It's certainly true, EG, that there have been plenty of female bass players over the years. It's definitely not a new thing. But the majority, even the well-known ones - Quatro, Weymouth, Kim Gordon - were simply _there_, holding up their own with the band, and weren't considered virtuosos. Carol Kaye is competent and a legend for playing on all the things she did, but she is rarely spoken of as an innovator and virtuoso. Not to take anything away from her, but I never hear anyone talk about a Carol Kaye solo.

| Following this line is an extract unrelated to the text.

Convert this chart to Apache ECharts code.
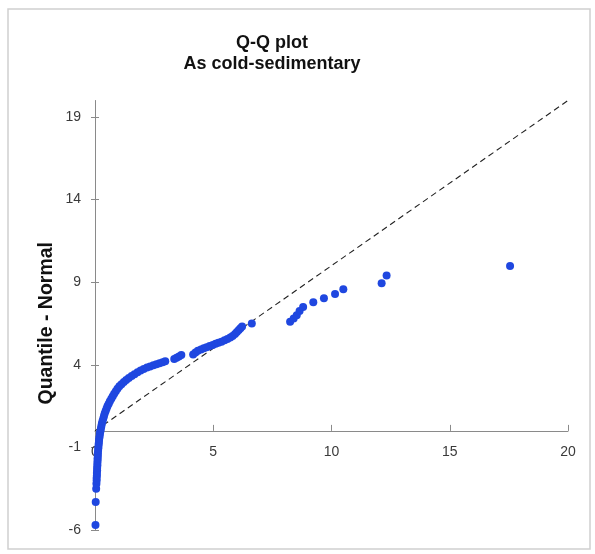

Thanks for reminding me about Rhonda Smith, who I might add is Canadian.


----------



## greco (Jul 15, 2007)




----------



## zontar (Oct 25, 2007)

Well School of Rock & the Rocker both featured female bass players.

maybe that was a mainstream reason/influence.


----------



## Sneaky (Feb 14, 2006)

The one and only time I played in a band (early 70’s) we had a female bass player. She was the lead guitarists’s girlfriend. She ended up sleeping with the drummer. There went my career in rock n roll. The band broke up after a few weeks. But there have been several good female bass players over the years. Sarah Brown from Austin was always good.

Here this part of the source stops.